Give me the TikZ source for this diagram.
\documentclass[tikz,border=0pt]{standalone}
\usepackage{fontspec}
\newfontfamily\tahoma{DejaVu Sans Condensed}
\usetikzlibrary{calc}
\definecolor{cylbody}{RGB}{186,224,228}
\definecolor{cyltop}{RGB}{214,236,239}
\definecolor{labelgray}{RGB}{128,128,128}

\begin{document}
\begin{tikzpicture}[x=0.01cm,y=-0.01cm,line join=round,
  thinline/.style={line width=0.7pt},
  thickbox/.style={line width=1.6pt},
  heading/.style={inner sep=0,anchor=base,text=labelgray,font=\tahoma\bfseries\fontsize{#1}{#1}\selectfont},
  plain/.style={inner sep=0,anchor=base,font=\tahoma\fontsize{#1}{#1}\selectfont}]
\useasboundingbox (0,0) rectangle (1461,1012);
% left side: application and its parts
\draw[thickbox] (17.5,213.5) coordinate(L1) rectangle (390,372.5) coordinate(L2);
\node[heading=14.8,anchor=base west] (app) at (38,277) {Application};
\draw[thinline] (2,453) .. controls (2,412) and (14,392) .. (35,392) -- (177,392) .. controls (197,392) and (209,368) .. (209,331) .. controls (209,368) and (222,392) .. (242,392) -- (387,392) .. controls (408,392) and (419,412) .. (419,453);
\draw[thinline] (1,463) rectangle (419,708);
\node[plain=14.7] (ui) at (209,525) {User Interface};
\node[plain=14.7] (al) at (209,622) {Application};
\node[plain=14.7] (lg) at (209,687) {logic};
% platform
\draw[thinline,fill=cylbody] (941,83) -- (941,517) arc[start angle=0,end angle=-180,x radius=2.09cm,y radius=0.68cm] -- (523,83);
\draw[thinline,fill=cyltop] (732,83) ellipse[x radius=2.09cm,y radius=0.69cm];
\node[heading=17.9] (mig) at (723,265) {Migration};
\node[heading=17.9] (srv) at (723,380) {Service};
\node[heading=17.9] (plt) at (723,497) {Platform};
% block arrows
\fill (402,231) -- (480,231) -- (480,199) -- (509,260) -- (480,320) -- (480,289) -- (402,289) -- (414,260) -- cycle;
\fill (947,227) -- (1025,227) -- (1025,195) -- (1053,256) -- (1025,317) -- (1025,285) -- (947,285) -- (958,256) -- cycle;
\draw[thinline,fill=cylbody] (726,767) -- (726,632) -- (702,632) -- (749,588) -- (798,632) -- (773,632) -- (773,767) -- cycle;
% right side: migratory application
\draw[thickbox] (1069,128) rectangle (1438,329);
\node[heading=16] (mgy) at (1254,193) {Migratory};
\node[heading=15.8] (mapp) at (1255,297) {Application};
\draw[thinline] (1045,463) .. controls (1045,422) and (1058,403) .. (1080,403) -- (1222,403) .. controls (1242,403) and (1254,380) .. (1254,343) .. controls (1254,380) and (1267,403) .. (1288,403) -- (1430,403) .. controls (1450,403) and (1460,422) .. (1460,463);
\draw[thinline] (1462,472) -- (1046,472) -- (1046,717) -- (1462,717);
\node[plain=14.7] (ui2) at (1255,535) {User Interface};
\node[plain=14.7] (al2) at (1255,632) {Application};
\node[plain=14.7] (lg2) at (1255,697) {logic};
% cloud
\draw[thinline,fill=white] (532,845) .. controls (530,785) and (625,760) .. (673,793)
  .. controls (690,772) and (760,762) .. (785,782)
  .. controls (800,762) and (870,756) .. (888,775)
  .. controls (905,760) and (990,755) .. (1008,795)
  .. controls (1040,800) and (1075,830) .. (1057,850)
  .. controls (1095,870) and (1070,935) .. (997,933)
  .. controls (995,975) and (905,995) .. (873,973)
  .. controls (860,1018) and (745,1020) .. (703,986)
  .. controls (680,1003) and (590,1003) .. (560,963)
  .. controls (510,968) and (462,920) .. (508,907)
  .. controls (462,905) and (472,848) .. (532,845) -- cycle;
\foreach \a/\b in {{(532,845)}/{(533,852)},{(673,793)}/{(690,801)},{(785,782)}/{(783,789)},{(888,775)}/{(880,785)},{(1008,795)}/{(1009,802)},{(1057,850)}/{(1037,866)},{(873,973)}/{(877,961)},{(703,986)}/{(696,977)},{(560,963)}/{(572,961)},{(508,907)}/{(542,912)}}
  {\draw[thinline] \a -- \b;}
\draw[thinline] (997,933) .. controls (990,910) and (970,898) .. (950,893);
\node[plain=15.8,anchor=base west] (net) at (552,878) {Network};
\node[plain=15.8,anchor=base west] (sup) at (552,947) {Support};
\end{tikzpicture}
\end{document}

· · · · ·

- [EXERCISE REQUIREMENTS]
All of the lines above need to be given again exactly.

- [RESULT OF THIS EXERCISE]
Give me the TikZ source for this diagram.
\documentclass[tikz,border=0pt]{standalone}
\usepackage{fontspec}
\newfontfamily\tahoma{DejaVu Sans Condensed}
\usetikzlibrary{calc}
\definecolor{cylbody}{RGB}{186,224,228}
\definecolor{cyltop}{RGB}{214,236,239}
\definecolor{labelgray}{RGB}{128,128,128}

\begin{document}
\begin{tikzpicture}[x=0.01cm,y=-0.01cm,line join=round,
  thinline/.style={line width=0.7pt},
  thickbox/.style={line width=1.6pt},
  heading/.style={inner sep=0,anchor=base,text=labelgray,font=\tahoma\bfseries\fontsize{#1}{#1}\selectfont},
  plain/.style={inner sep=0,anchor=base,font=\tahoma\fontsize{#1}{#1}\selectfont}]
\useasboundingbox (0,0) rectangle (1461,1012);
% left side: application and its parts
\draw[thickbox] (17.5,213.5) coordinate(L1) rectangle (390,372.5) coordinate(L2);
\node[heading=14.8,anchor=base west] (app) at (38,277) {Application};
\draw[thinline] (2,453) .. controls (2,412) and (14,392) .. (35,392) -- (177,392) .. controls (197,392) and (209,368) .. (209,331) .. controls (209,368) and (222,392) .. (242,392) -- (387,392) .. controls (408,392) and (419,412) .. (419,453);
\draw[thinline] (1,463) rectangle (419,708);
\node[plain=14.7] (ui) at (209,525) {User Interface};
\node[plain=14.7] (al) at (209,622) {Application};
\node[plain=14.7] (lg) at (209,687) {logic};
% platform
\draw[thinline,fill=cylbody] (941,83) -- (941,517) arc[start angle=0,end angle=-180,x radius=2.09cm,y radius=0.68cm] -- (523,83);
\draw[thinline,fill=cyltop] (732,83) ellipse[x radius=2.09cm,y radius=0.69cm];
\node[heading=17.9] (mig) at (723,265) {Migration};
\node[heading=17.9] (srv) at (723,380) {Service};
\node[heading=17.9] (plt) at (723,497) {Platform};
% block arrows
\fill (402,231) -- (480,231) -- (480,199) -- (509,260) -- (480,320) -- (480,289) -- (402,289) -- (414,260) -- cycle;
\fill (947,227) -- (1025,227) -- (1025,195) -- (1053,256) -- (1025,317) -- (1025,285) -- (947,285) -- (958,256) -- cycle;
\draw[thinline,fill=cylbody] (726,767) -- (726,632) -- (702,632) -- (749,588) -- (798,632) -- (773,632) -- (773,767) -- cycle;
% right side: migratory application
\draw[thickbox] (1069,128) rectangle (1438,329);
\node[heading=16] (mgy) at (1254,193) {Migratory};
\node[heading=15.8] (mapp) at (1255,297) {Application};
\draw[thinline] (1045,463) .. controls (1045,422) and (1058,403) .. (1080,403) -- (1222,403) .. controls (1242,403) and (1254,380) .. (1254,343) .. controls (1254,380) and (1267,403) .. (1288,403) -- (1430,403) .. controls (1450,403) and (1460,422) .. (1460,463);
\draw[thinline] (1462,472) -- (1046,472) -- (1046,717) -- (1462,717);
\node[plain=14.7] (ui2) at (1255,535) {User Interface};
\node[plain=14.7] (al2) at (1255,632) {Application};
\node[plain=14.7] (lg2) at (1255,697) {logic};
% cloud
\draw[thinline,fill=white] (532,845) .. controls (530,785) and (625,760) .. (673,793)
  .. controls (690,772) and (760,762) .. (785,782)
  .. controls (800,762) and (870,756) .. (888,775)
  .. controls (905,760) and (990,755) .. (1008,795)
  .. controls (1040,800) and (1075,830) .. (1057,850)
  .. controls (1095,870) and (1070,935) .. (997,933)
  .. controls (995,975) and (905,995) .. (873,973)
  .. controls (860,1018) and (745,1020) .. (703,986)
  .. controls (680,1003) and (590,1003) .. (560,963)
  .. controls (510,968) and (462,920) .. (508,907)
  .. controls (462,905) and (472,848) .. (532,845) -- cycle;
\foreach \a/\b in {{(532,845)}/{(533,852)},{(673,793)}/{(690,801)},{(785,782)}/{(783,789)},{(888,775)}/{(880,785)},{(1008,795)}/{(1009,802)},{(1057,850)}/{(1037,866)},{(873,973)}/{(877,961)},{(703,986)}/{(696,977)},{(560,963)}/{(572,961)},{(508,907)}/{(542,912)}}
  {\draw[thinline] \a -- \b;}
\draw[thinline] (997,933) .. controls (990,910) and (970,898) .. (950,893);
\node[plain=15.8,anchor=base west] (net) at (552,878) {Network};
\node[plain=15.8,anchor=base west] (sup) at (552,947) {Support};
\end{tikzpicture}
\end{document}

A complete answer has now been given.